Create an OCR engine for a given language and control parameters. This can be used by the ocr and ocr_data functions to recognize text.
Usage
tesseract(
language = "eng",
datapath = NULL,
configs = NULL,
options = NULL,
cache = TRUE
)
tesseract_params(filter = "")
tesseract_info()
Arguments
- language
string with language for training data. Usually defaults to
eng
- datapath
path with the training data for this language. Default uses the system library.
- configs
character vector with files, each containing one or more parameter values. These config files can exist in the current directory or one of the standard tesseract config files that live in the tessdata directory. See details.
- options
a named list with tesseract parameters. See details.
- cache
speed things up by caching engines
- filter
only list parameters containing a particular string
Details
Tesseract control parameters can be set either via a named list in the
options
parameter, or in a config
file text file which contains the parameter name
followed by a space and then the value, one per line. Use tesseract_params()
to list
or find parameters. Note that that some parameters are only supported in certain versions
of libtesseract, and that invalid parameters can sometimes cause libtesseract to crash.
See also
Other tesseract:
ocr()
,
tesseract_download()
Examples
tesseract_params('debug')
#> # A tibble: 61 × 3
#> param default desc
#> * <chr> <chr> <chr>
#> 1 textord_debug_block 0 Block to do debug on
#> 2 devanagari_split_debuglevel 0 Debug level for split shiro-rekha pro…

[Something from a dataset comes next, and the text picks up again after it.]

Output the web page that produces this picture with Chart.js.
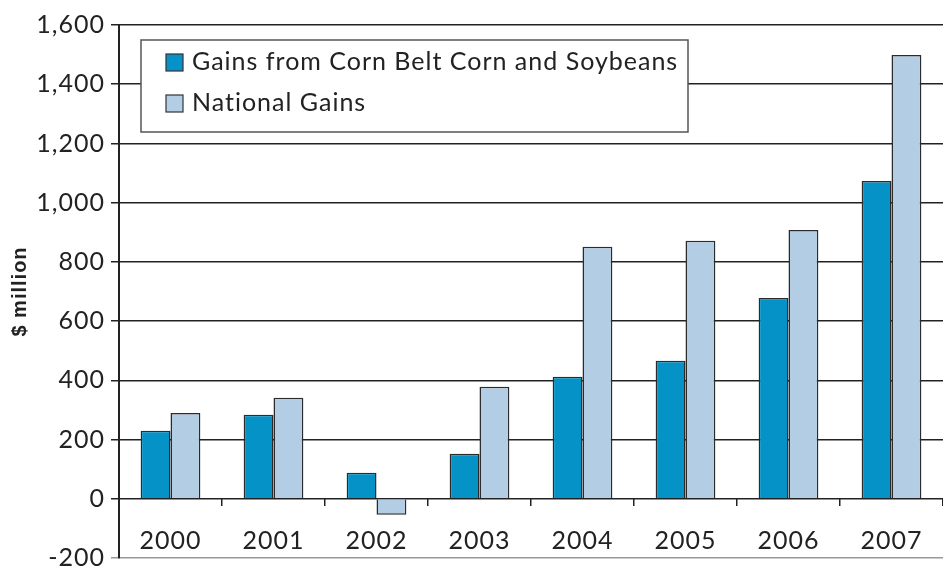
<!DOCTYPE html>
<html>
<head>
<meta charset="utf-8">
<script src="https://cdn.jsdelivr.net/npm/chart.js@4"></script>
<style>
  html, body { margin: 0; padding: 0; background: #fff; }
  #wrap { width: 943px; height: 567px; }
</style>
</head>
<body>
<div id="wrap"><canvas id="gains-chart" width="943" height="567"></canvas></div>
<script>
const years = ["2000", "2001", "2002", "2003", "2004", "2005", "2006", "2007"];
const cornBeltGains = [230, 284, 88, 152, 412, 466, 678, 1073];
const nationalGains = [290, 341, -54, 378, 851, 871, 908, 1499];
const seriesNames = ["Gains from Corn Belt Corn and Soybeans", "National Gains"];

const fontFamily = "Lato, 'Open Sans', sans-serif";
const darkBlue = "#0593c7";
const lightBlue = "#b3cee4";

// the original face is wider than Lato, so space the letters a bit
const wideText = {
  id: "wideText",
  beforeUpdate(chart) {
    chart.ctx.letterSpacing = "1px";
  },
  beforeDraw(chart) {
    chart.ctx.letterSpacing = "1px";
  },
};

// legend box drawn inside the plot, top-left
const boxLegend = {
  id: "boxLegend",
  afterDatasetsDraw(chart) {
    const { ctx, chartArea } = chart;
    const x = chartArea.left + 22;
    const y = chartArea.top + 15;
    const w = 547;
    const h = 92;
    ctx.save();
    ctx.fillStyle = "#fff";
    ctx.fillRect(x, y, w, h);
    ctx.strokeStyle = "#555";
    ctx.lineWidth = 1.5;
    ctx.strokeRect(x, y, w, h);
    ctx.font = "25px " + fontFamily;
    ctx.textBaseline = "middle";
    chart.data.datasets.forEach((ds, i) => {
      const rowY = y + 22 + i * 41;
      ctx.fillStyle = ds.backgroundColor;
      ctx.fillRect(x + 25, rowY - 8, 17, 17);
      ctx.strokeStyle = "#333";
      ctx.lineWidth = 1.2;
      ctx.strokeRect(x + 25, rowY - 8, 17, 17);
      ctx.fillStyle = "#222";
      ctx.fillText(ds.label, x + 51, rowY);
    });
    ctx.restore();
  },
};

new Chart(document.getElementById("gains-chart").getContext("2d"), {
  type: "bar",
  data: {
    labels: years,
    datasets: [
      {
        label: seriesNames[0],
        data: cornBeltGains,
        backgroundColor: darkBlue,
        borderColor: "#2b2b2b",
        borderWidth: 1.5,
      },
      {
        label: seriesNames[1],
        data: nationalGains,
        backgroundColor: lightBlue,
        borderColor: "#2b2b2b",
        borderWidth: 1.5,
      },
    ],
  },
  options: {
    responsive: false,
    animation: false,
    layout: { padding: { top: 25, right: 0, bottom: 9, left: 0 } },
    categoryPercentage: 0.58,
    barPercentage: 1.0,
    plugins: {
      legend: { display: false },
      tooltip: { enabled: false },
    },
    scales: {
      x: {
        position: { y: 0 },
        grid: {
          drawOnChartArea: false,
          drawTicks: true,
          tickLength: 7,
          color: "#222",
          lineWidth: 1.5,
        },
        border: { display: false },
        ticks: {
          color: "#222",
          padding: 20,
          font: { family: fontFamily, size: 25 },
        },
      },
      y: {
        min: -200,
        max: 1600,
        afterFit(scale) {
          scale.width = 119;
          scale.paddingTop = 0;
          scale.paddingBottom = 0;
        },
        ticks: {
          stepSize: 200,
          color: "#222",
          padding: 6,
          font: { family: fontFamily, size: 25 },
          callback: (v) => v.toLocaleString("en-US"),
        },
        grid: {
          color: (c) => (c.tick && c.tick.value === -200 ? "#999" : "#222"),
          lineWidth: 1.5,
          tickLength: 8,
        },
        border: { display: true, color: "#222", width: 2 },
        title: {
          display: true,
          text: "$ million",
          color: "#222",
          padding: { top: 8, bottom: 0 },
          font: { family: "'Liberation Sans', sans-serif", size: 20, weight: "bold" },
        },
      },
    },
  },
  plugins: [wideText, boxLegend],
});
</script>
</body>
</html>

#> 3 textord_debug_tabfind 0 Debug tab finding
#> 4 textord_debug_bugs 0 Turn on output related to bugs in tab…
#> 5 textord_testregion_left -1 Left edge of debug reporting rectangl…
#> 6 textord_testregion_top 2147483647 Top edge of debug reporting rectangle…
#> 7 textord_testregion_right 2147483647 Right edge of debug rectangle in Lept…
#> 8 textord_testregion_bottom -1 Bottom edge of debug rectangle in Lep…
#> 9 textord_debug_pitch_test 0 Debug on fixed pitch test
#> 10 textord_debug_pitch_metric 0 Write full metric stuff
#> # ℹ 51 more rows